Whoever was responsible for the Land Bank’s financial loss of R2.8 billion must be held accountable. Also, the auditor-general’s damning report on the bank’s financial sustainability necessitates urgent intervention.
This is the view of Christo Van der Rheede, the executive director of Agri SA, who is worried about the impact of the Land Bank’s financial woes on farmers across the country. The bank’s shocking financial results were sneaked out just before midnight on New Year’s Eve. This also exposed that non-performing loans almost doubled to 18.1% of its total gross loans.
So grim are the Land Bank’s results that the auditor-general’s office has casted doubt on its ability to survive or even continue trading as a going concern. This, warns Van der Rheede, puts farmers at risk.
“Remember, (not all) farmers… have collateral. They need the support of the Land Bank. They require soft loans. They require blended financing; a whole range of assistance that only government can provide.”
He warns that the Land Bank’s woes may be also threaten food security in Mzansi.
“We are fooling around with food security… (an issue) of national importance and people don’t realise that. What are we going to do if people start going hungry or if there is no proper food production in the country? We cannot just take these things for granted. What is government going to do about the situation?”
Van der Rheede warns that the auditor-general’s report must be taken seriously.
“The fact that the auditor-general could not express an opinion on the financial statements of the public entity, cannot be swept under the carpet. The auditor-general was unable to obtain sufficient appropriate audit evidence to provide a basis for an audit opinion on the consolidated and separate financial statements! This is a grave concern!”
The auditor-general attributed problems at the Land Bank to an exodus of competent managers, a lack of oversight by the National Treasury, the downgrading of the bank’s credit rating by Moody’s, and drought conditions which had made it difficult for farmers to repay their loans.
“This, however, is merely the tip of the iceberg,” Van der Rheede reveals. The report also referred to a lack of internal control measures implemented by management to effectively offset credit losses, a decline in the value of extended loans or the collateral offered when loans are applied for.
Poor financial leadership
Van der Rheede says the auditor-general also mentioned that the financial statements submitted for auditing were not in line with the prescribed reporting framework, and were not supported by complete and proper records, as required by law.
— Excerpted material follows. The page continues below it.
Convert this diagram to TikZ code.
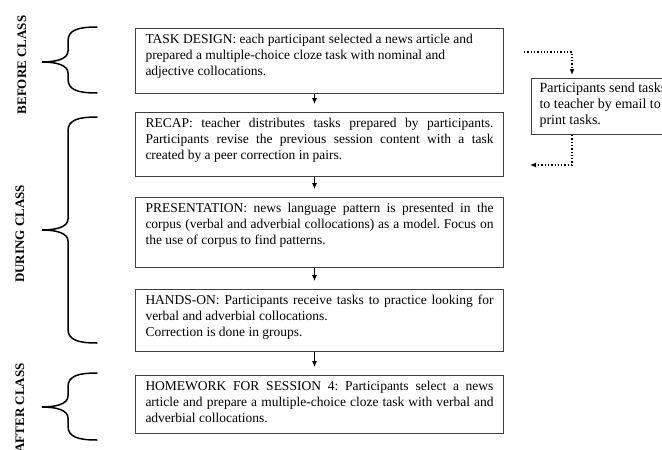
\documentclass[tikz,border=0pt]{standalone}
\usepackage{fontspec}
\setmainfont{Liberation Serif}
\usetikzlibrary{arrows.meta}
\frenchspacing
\newcommand{\boxtext}[2]{\parbox[c][#1][t]{348pt}{\rule{0pt}{15pt}#2}}
\newcommand{\jl}[1]{\makebox[348pt][s]{#1}\\}
\newcommand{\mybrace}[3]{%
  \draw[bracestyle] (97,#1) .. controls (78,#1) and (68,#1+3) .. (68,#1+14)
    -- (68,#2-11) .. controls (68,#2-3) and (56,#2) .. (42,#2)
    .. controls (56,#2) and (68,#2+3) .. (68,#2+11)
    -- (68,#3-14) .. controls (68,#3-3) and (78,#3) .. (97,#3);}
\begin{document}
\begin{tikzpicture}[x=1pt,y=-1pt,
  box/.style={draw=black!75, line width=1pt, inner sep=0pt, anchor=north west,
    minimum width=368pt, font=\fontsize{13.5pt}{16pt}\selectfont\frenchspacing},
  flow/.style={line width=0.9pt, -{Latex[length=6pt,width=5pt]}},
  dotconn/.style={line width=1.3pt, dotted, -{Latex[length=6pt,width=5pt]}},
  bracestyle/.style={line width=1.5pt, line cap=round},
  lbl/.style={font=\bfseries\fontsize{13pt}{15pt}\selectfont, rotate=90}]
\useasboundingbox (0,0) rectangle (662,450);
\clip (0,0) rectangle (662,450);

\node[box] (b1) at (135,28) {\boxtext{65pt}{TASK DESIGN: each participant selected a news article and\\
prepared a multiple-choice cloze task with nominal and\\
adjective collocations.}};
\node[box] (b2) at (135,112) {\boxtext{64pt}{\jl{RECAP: teacher distributes tasks prepared by participants.}\jl{Participants revise the previous session content with a task}created by a peer correction in pairs.}};
\node[box] (b3) at (135,197) {\boxtext{70pt}{\jl{PRESENTATION: news language pattern is presented in the}\jl{corpus (verbal and adverbial collocations) as a model. Focus on}the use of corpus to find patterns.}};
\node[box] (b4) at (135,289) {\boxtext{62pt}{\jl{HANDS-ON: Participants receive tasks to practice looking for}verbal and adverbial collocations.\\
Correction is done in groups.}};
\node[box] (b5) at (135,375) {\boxtext{58pt}{\jl{HOMEWORK FOR SESSION 4: Participants select a news}\jl{article and prepare a multiple-choice cloze task with verbal and}adverbial collocations.}};

\draw[flow, shorten >=8pt] ([xshift=-5pt]b1.south) -- ([xshift=-5pt]b2.north);
\draw[flow, shorten >=8pt] ([xshift=-5pt]b2.south) -- ([xshift=-5pt]b3.north);
\draw[flow, shorten >=8pt] ([xshift=-5pt]b3.south) -- ([xshift=-5pt]b4.north);
\draw[flow, shorten >=8pt] ([xshift=-5pt]b4.south) -- ([xshift=-5pt]b5.north);

\node[draw=black!75, line width=1pt, anchor=north west, inner sep=0pt,
  minimum width=190pt, minimum height=56pt, font=\fontsize{14pt}{16pt}\selectfont]
  (rb) at (531,78) {\parbox[c][56pt][t]{174pt}{\rule{0pt}{14pt}Participants send tasks\\
to teacher by email to\\ print tasks.}};

\coordinate (d1) at (524,52);
\coordinate (d2) at (530,165);
\draw[dotconn, shorten >=3pt] (d1) -| ([xshift=41pt]rb.north west);
\draw[dotconn] ([xshift=41pt]rb.south west) |- (d2);

\mybrace{27}{62}{93}
\mybrace{117}{230}{343}
\mybrace{373}{407}{440}

\node[lbl] (l1) at (22,65) {BEFORE CLASS};
\node[lbl] (l2) at (20,234) {DURING CLASS};
\node[lbl] (l3) at (20,408) {AFTER CLASS};
\end{tikzpicture}
\end{document}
“According to the auditor-general there was also a lack of sufficient, appropriate audit evidence to serve as basis for an audit opinion. This means that the leadership did not exercise adequate oversight with regard to financial reporting, compliance and related internal control measures,” says Van der Rheede.
Meanwhile Dr John Purchase, Agbiz chief executive, says that already a number of farmers could not been financed by the Land Bank this season due to its shocking financial status.
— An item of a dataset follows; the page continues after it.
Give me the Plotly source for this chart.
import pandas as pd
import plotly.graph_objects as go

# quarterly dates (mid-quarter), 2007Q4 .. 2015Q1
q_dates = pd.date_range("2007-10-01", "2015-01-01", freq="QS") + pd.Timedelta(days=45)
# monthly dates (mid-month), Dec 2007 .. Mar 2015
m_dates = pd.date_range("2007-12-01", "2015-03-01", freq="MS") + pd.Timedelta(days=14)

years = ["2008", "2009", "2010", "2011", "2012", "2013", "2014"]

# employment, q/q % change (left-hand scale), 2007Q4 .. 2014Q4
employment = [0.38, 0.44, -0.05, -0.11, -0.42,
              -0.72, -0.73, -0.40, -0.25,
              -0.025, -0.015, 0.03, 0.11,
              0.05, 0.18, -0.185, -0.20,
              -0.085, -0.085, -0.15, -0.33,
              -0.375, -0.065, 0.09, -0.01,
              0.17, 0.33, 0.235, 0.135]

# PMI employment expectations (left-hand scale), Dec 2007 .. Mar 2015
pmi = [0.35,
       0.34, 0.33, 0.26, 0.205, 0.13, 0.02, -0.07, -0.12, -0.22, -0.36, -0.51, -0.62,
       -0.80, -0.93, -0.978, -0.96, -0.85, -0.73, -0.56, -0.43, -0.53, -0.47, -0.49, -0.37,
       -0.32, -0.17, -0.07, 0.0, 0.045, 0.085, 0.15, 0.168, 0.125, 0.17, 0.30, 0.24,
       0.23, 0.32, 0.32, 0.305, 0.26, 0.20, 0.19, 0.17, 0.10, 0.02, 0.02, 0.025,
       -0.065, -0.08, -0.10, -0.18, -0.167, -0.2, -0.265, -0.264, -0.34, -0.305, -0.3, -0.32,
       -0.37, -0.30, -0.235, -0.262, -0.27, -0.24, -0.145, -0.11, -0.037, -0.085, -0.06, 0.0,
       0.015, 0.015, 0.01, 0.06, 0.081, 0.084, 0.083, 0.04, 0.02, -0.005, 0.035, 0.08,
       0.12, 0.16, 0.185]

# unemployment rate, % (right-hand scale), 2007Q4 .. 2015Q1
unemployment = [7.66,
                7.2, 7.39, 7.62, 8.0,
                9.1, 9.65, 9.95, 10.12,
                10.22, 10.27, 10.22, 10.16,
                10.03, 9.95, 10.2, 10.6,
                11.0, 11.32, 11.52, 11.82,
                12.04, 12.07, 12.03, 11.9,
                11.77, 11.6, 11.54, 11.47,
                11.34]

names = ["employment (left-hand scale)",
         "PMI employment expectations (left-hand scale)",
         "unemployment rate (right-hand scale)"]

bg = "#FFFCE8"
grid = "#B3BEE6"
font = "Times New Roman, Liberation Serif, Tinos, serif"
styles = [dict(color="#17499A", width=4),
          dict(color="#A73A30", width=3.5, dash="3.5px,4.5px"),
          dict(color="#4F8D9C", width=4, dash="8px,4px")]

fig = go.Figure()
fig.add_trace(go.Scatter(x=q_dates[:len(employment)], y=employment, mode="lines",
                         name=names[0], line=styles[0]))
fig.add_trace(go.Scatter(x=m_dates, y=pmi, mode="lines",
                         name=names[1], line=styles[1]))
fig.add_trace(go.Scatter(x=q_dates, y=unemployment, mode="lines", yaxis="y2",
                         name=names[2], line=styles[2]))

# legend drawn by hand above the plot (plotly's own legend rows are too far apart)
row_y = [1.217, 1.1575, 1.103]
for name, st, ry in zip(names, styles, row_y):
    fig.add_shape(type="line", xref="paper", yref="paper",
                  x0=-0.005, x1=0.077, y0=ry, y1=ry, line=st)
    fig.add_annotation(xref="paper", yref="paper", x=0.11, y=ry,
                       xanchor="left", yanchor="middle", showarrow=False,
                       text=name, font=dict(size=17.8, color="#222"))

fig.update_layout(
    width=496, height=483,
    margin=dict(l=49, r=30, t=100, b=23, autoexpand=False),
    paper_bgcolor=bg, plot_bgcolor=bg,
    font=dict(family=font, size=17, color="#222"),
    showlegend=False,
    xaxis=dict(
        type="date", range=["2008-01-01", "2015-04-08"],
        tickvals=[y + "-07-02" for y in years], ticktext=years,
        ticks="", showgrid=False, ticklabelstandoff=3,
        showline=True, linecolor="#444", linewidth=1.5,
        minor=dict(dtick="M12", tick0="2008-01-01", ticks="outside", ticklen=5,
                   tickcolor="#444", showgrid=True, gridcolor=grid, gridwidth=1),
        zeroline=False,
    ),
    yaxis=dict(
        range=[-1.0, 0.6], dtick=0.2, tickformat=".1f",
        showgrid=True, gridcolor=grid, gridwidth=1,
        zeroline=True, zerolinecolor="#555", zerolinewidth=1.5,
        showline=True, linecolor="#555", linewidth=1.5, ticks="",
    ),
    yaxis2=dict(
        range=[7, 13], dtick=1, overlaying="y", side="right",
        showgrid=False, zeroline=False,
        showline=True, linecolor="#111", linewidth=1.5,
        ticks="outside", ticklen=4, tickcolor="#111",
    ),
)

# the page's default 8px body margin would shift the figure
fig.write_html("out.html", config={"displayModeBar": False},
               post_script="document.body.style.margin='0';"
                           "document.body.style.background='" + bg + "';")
“The Land Bank is obviously in a dire financial state. National Treasury also knows this, and that is why they have already made provision in the supplementary budget in June to provide R3 billion to the Land Bank to meet its obligations.”
“For the medium-term budget policy statement that was delivered in October they made another R7 billion available to support the Land Bank. So, National Treasury is fully aware of the dire situation, and they are doing what they can within their means to support them. But the bank will need to come up with a restructuring plan. It will have to look at a new business model to make it sustainable going forward.”